**Aim**:
Give the data below again, word for word.

**Supplied material**:
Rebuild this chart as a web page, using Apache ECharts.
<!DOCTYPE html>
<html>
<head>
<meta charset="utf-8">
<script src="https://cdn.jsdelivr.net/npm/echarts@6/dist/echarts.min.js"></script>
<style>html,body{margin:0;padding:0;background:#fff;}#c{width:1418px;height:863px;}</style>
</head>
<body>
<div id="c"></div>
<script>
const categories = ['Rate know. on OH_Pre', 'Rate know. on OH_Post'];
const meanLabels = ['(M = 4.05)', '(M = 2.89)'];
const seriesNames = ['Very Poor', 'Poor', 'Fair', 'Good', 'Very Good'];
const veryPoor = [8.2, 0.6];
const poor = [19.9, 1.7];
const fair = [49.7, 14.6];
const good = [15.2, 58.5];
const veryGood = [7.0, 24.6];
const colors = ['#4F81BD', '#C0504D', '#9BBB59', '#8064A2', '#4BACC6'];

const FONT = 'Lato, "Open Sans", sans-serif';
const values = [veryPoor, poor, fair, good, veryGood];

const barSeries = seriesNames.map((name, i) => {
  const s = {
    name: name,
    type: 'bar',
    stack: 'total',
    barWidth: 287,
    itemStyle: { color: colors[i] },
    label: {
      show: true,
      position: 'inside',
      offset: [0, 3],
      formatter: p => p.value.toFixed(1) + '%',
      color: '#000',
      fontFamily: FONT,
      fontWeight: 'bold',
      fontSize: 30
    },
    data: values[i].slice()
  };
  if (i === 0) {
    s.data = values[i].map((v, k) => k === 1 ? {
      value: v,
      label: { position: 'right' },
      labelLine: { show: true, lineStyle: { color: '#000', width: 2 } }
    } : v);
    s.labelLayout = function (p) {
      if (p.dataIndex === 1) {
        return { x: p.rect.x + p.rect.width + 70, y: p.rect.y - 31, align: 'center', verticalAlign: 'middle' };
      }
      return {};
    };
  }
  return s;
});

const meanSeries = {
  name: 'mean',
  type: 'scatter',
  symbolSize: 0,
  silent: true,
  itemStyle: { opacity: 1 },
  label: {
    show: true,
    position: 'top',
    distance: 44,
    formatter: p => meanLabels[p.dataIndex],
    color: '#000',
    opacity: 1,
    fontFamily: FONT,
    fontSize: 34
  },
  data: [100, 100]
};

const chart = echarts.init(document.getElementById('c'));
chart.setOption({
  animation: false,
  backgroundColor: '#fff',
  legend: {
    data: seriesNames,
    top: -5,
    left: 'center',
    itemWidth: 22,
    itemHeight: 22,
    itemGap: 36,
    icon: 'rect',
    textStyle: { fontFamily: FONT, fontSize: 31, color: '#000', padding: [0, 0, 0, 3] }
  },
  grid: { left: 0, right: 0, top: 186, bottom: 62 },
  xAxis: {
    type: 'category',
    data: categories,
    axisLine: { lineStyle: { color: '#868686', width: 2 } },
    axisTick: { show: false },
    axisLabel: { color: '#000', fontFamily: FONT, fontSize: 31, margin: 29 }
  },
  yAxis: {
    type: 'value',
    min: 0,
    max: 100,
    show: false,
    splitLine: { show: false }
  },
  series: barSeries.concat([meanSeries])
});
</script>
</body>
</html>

**Correct result**:
Rebuild this chart as a web page, using Apache ECharts.
<!DOCTYPE html>
<html>
<head>
<meta charset="utf-8">
<script src="https://cdn.jsdelivr.net/npm/echarts@6/dist/echarts.min.js"></script>
<style>html,body{margin:0;padding:0;background:#fff;}#c{width:1418px;height:863px;}</style>
</head>
<body>
<div id="c"></div>
<script>
const categories = ['Rate know. on OH_Pre', 'Rate know. on OH_Post'];
const meanLabels = ['(M = 4.05)', '(M = 2.89)'];
const seriesNames = ['Very Poor', 'Poor', 'Fair', 'Good', 'Very Good'];
const veryPoor = [8.2, 0.6];
const poor = [19.9, 1.7];
const fair = [49.7, 14.6];
const good = [15.2, 58.5];
const veryGood = [7.0, 24.6];
const colors = ['#4F81BD', '#C0504D', '#9BBB59', '#8064A2', '#4BACC6'];

const FONT = 'Lato, "Open Sans", sans-serif';
const values = [veryPoor, poor, fair, good, veryGood];

const barSeries = seriesNames.map((name, i) => {
  const s = {
    name: name,
    type: 'bar',
    stack: 'total',
    barWidth: 287,
    itemStyle: { color: colors[i] },
    label: {
      show: true,
      position: 'inside',
      offset: [0, 3],
      formatter: p => p.value.toFixed(1) + '%',
      color: '#000',
      fontFamily: FONT,
      fontWeight: 'bold',
      fontSize: 30
    },
    data: values[i].slice()
  };
  if (i === 0) {
    s.data = values[i].map((v, k) => k === 1 ? {
      value: v,
      label: { position: 'right' },
      labelLine: { show: true, lineStyle: { color: '#000', width: 2 } }
    } : v);
    s.labelLayout = function (p) {
      if (p.dataIndex === 1) {
        return { x: p.rect.x + p.rect.width + 70, y: p.rect.y - 31, align: 'center', verticalAlign: 'middle' };
      }
      return {};
    };
  }
  return s;
});

const meanSeries = {
  name: 'mean',
  type: 'scatter',
  symbolSize: 0,
  silent: true,
  itemStyle: { opacity: 1 },
  label: {
    show: true,
    position: 'top',
    distance: 44,
    formatter: p => meanLabels[p.dataIndex],
    color: '#000',
    opacity: 1,
    fontFamily: FONT,
    fontSize: 34
  },
  data: [100, 100]
};

const chart = echarts.init(document.getElementById('c'));
chart.setOption({
  animation: false,
  backgroundColor: '#fff',
  legend: {
    data: seriesNames,
    top: -5,
    left: 'center',
    itemWidth: 22,
    itemHeight: 22,
    itemGap: 36,
    icon: 'rect',
    textStyle: { fontFamily: FONT, fontSize: 31, color: '#000', padding: [0, 0, 0, 3] }
  },
  grid: { left: 0, right: 0, top: 186, bottom: 62 },
  xAxis: {
    type: 'category',
    data: categories,
    axisLine: { lineStyle: { color: '#868686', width: 2 } },
    axisTick: { show: false },
    axisLabel: { color: '#000', fontFamily: FONT, fontSize: 31, margin: 29 }
  },
  yAxis: {
    type: 'value',
    min: 0,
    max: 100,
    show: false,
    splitLine: { show: false }
  },
  series: barSeries.concat([meanSeries])
});
</script>
</body>
</html>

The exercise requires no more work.